What to produce. Write every entry out again exactly, please, and skip the pictures.

Items from a dataset
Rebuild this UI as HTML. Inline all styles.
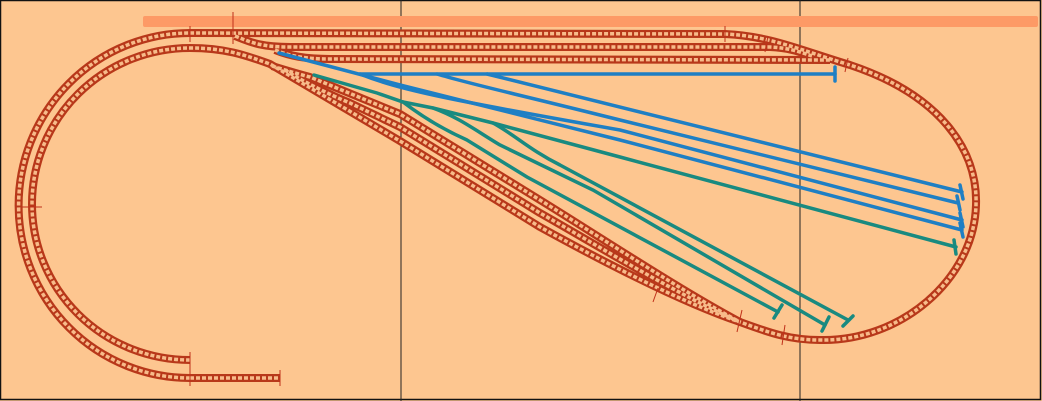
<!DOCTYPE html>
<html><head><meta charset="utf-8"><style>
html,body{margin:0;padding:0;background:#fdc690;}
svg{display:block;}
</style></head><body>
<svg width="1042" height="401" viewBox="0 0 1042 401" xmlns="http://www.w3.org/2000/svg">
<rect x="0" y="0" width="1042" height="401" fill="#fdc690"/>
<rect x="0.5" y="0.5" width="1040" height="399" fill="none" stroke="#111" stroke-width="1.5"/>
<line x1="401" y1="0" x2="401" y2="401" stroke="#222" stroke-width="1"/>
<line x1="800" y1="0" x2="800" y2="401" stroke="#222" stroke-width="1"/>
<rect x="143" y="16" width="895" height="11" fill="#fd9a66" rx="2"/>

<defs>
<g id="tp">
<path d="M190,378 A171,172 0 0 1 190,33 L725,34 C770,36 800,50 850,65 C940,95 978,150 976,205 C974,280 900,342 820,340 C790,340 770,333 740,322"/>
<path d="M190,360 A158,156 0 0 1 190,48 C225,48 245,55 270,64 L400,141 L540,227 C600,260 680,302 740,322"/>
<path d="M285,70 C300,80 330,95 350,103 L400,127 L540,213 C600,247 680,296 740,322"/>
<path d="M272,66 C285,70 298,74 310,77 L400,114 L540,200 C600,237 680,290 740,322"/>
<path d="M235,36 C250,42 260,47 290,47 L770,47 C790,48 800,52 812,56"/>
<path d="M275,50 C290,56 305,59 330,59 L830,60"/>
<path d="M190,378 L280,378"/>
</g>
</defs>
<g fill="none">
<use href="#tp" stroke="#b8381a" stroke-width="8"/>
<use href="#tp" stroke="#f7bb8a" stroke-width="3.5" stroke-dasharray="4 2"/>
<g stroke="#c0301a" stroke-width="1">
<line x1="190" y1="352" x2="190" y2="386"/>
<line x1="280" y1="370" x2="280" y2="386"/>
<line x1="190" y1="26" x2="190" y2="42"/>
<line x1="233" y1="12" x2="233" y2="44"/>
<line x1="22" y1="207" x2="42" y2="207"/>
<line x1="725" y1="26" x2="725" y2="42"/>
<line x1="768" y1="36" x2="765" y2="52"/>
<line x1="848" y1="58" x2="845" y2="72"/>
<line x1="742" y1="310" x2="737" y2="332"/>
<line x1="785" y1="325" x2="782" y2="345"/>
<line x1="658" y1="288" x2="653" y2="302"/>
</g>
</g>

<g fill="none" stroke="#1f7fc4" stroke-width="3.5" stroke-linecap="round">
<path d="M360,74 L835,74"/>
<line x1="835" y1="67" x2="835" y2="81"/>
<path d="M487,74 L962,192"/>
<path d="M437,74 C470,84 500,90 620,120 L958,203"/>
<path d="M360,74 C400,90 450,100 620,130 L962,220"/>
<path d="M279,53 L400,85 L620,140 L962,230"/>
<line x1="960" y1="185" x2="963" y2="199"/>
<line x1="957" y1="196" x2="960" y2="210"/>
<line x1="960" y1="213" x2="963" y2="227"/>
<line x1="960" y1="223" x2="963" y2="237"/>
</g>
<g fill="none" stroke="#198a80" stroke-width="3.5" stroke-linecap="round">
<path d="M314,75 L377,93 L403,102 L433,108 L493,123 L620,157 L956,247"/>
<path d="M403,102 C420,115 440,128 467,140 L527,177 L778,312"/>
<path d="M433,108 C460,118 475,130 500,145 L593,190 L825,325"/>
<path d="M493,123 C515,135 530,150 560,165 L848,320"/>
<line x1="954" y1="240" x2="956" y2="254"/>
<line x1="782" y1="305" x2="774" y2="318"/>
<line x1="829" y1="317" x2="822" y2="331"/>
<line x1="853" y1="316" x2="843" y2="326"/>
</g>
</svg>
</body></html>
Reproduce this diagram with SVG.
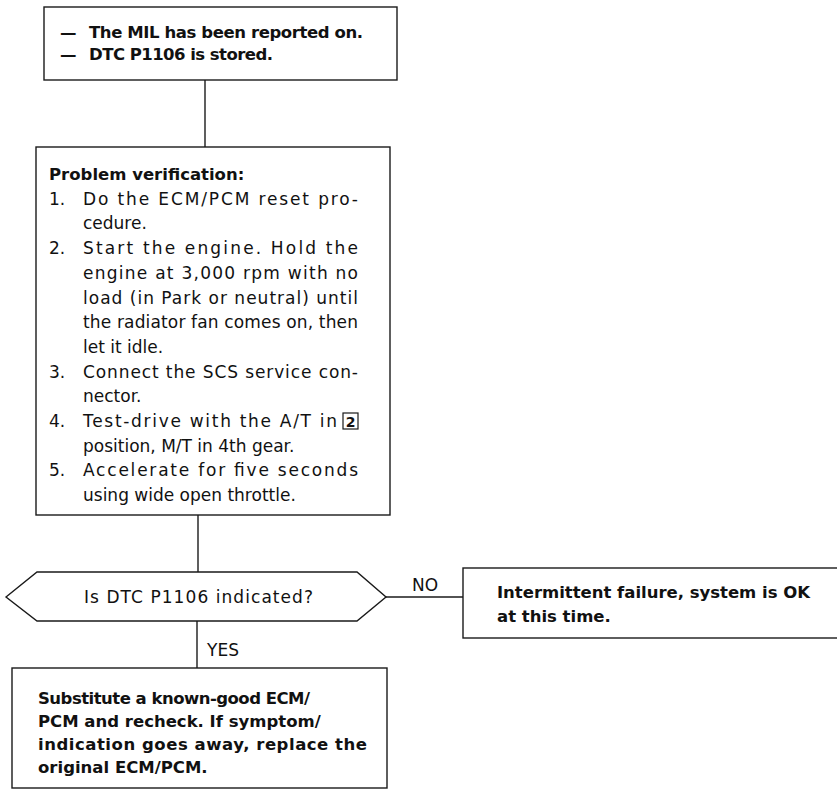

Result of the task.
Rebuild this UI as HTML. Inline all styles.
<!DOCTYPE html>
<html><head><meta charset="utf-8"><style>
html,body{margin:0;padding:0;background:#fdc690;}
svg{display:block;}
</style></head><body>
<svg width="1042" height="401" viewBox="0 0 1042 401" xmlns="http://www.w3.org/2000/svg">
<rect x="0" y="0" width="1042" height="401" fill="#fdc690"/>
<rect x="0.5" y="0.5" width="1040" height="399" fill="none" stroke="#111" stroke-width="1.5"/>
<line x1="401" y1="0" x2="401" y2="401" stroke="#222" stroke-width="1"/>
<line x1="800" y1="0" x2="800" y2="401" stroke="#222" stroke-width="1"/>
<rect x="143" y="16" width="895" height="11" fill="#fd9a66" rx="2"/>

<defs>
<g id="tp">
<path d="M190,378 A171,172 0 0 1 190,33 L725,34 C770,36 800,50 850,65 C940,95 978,150 976,205 C974,280 900,342 820,340 C790,340 770,333 740,322"/>
<path d="M190,360 A158,156 0 0 1 190,48 C225,48 245,55 270,64 L400,141 L540,227 C600,260 680,302 740,322"/>
<path d="M285,70 C300,80 330,95 350,103 L400,127 L540,213 C600,247 680,296 740,322"/>
<path d="M272,66 C285,70 298,74 310,77 L400,114 L540,200 C600,237 680,290 740,322"/>
<path d="M235,36 C250,42 260,47 290,47 L770,47 C790,48 800,52 812,56"/>
<path d="M275,50 C290,56 305,59 330,59 L830,60"/>
<path d="M190,378 L280,378"/>
</g>
</defs>
<g fill="none">
<use href="#tp" stroke="#b8381a" stroke-width="8"/>
<use href="#tp" stroke="#f7bb8a" stroke-width="3.5" stroke-dasharray="4 2"/>
<g stroke="#c0301a" stroke-width="1">
<line x1="190" y1="352" x2="190" y2="386"/>
<line x1="280" y1="370" x2="280" y2="386"/>
<line x1="190" y1="26" x2="190" y2="42"/>
<line x1="233" y1="12" x2="233" y2="44"/>
<line x1="22" y1="207" x2="42" y2="207"/>
<line x1="725" y1="26" x2="725" y2="42"/>
<line x1="768" y1="36" x2="765" y2="52"/>
<line x1="848" y1="58" x2="845" y2="72"/>
<line x1="742" y1="310" x2="737" y2="332"/>
<line x1="785" y1="325" x2="782" y2="345"/>
<line x1="658" y1="288" x2="653" y2="302"/>
</g>
</g>

<g fill="none" stroke="#1f7fc4" stroke-width="3.5" stroke-linecap="round">
<path d="M360,74 L835,74"/>
<line x1="835" y1="67" x2="835" y2="81"/>
<path d="M487,74 L962,192"/>
<path d="M437,74 C470,84 500,90 620,120 L958,203"/>
<path d="M360,74 C400,90 450,100 620,130 L962,220"/>
<path d="M279,53 L400,85 L620,140 L962,230"/>
<line x1="960" y1="185" x2="963" y2="199"/>
<line x1="957" y1="196" x2="960" y2="210"/>
<line x1="960" y1="213" x2="963" y2="227"/>
<line x1="960" y1="223" x2="963" y2="237"/>
</g>
<g fill="none" stroke="#198a80" stroke-width="3.5" stroke-linecap="round">
<path d="M314,75 L377,93 L403,102 L433,108 L493,123 L620,157 L956,247"/>
<path d="M403,102 C420,115 440,128 467,140 L527,177 L778,312"/>
<path d="M433,108 C460,118 475,130 500,145 L593,190 L825,325"/>
<path d="M493,123 C515,135 530,150 560,165 L848,320"/>
<line x1="954" y1="240" x2="956" y2="254"/>
<line x1="782" y1="305" x2="774" y2="318"/>
<line x1="829" y1="317" x2="822" y2="331"/>
<line x1="853" y1="316" x2="843" y2="326"/>
</g>
</svg>
</body></html>
Reproduce this diagram with SVG.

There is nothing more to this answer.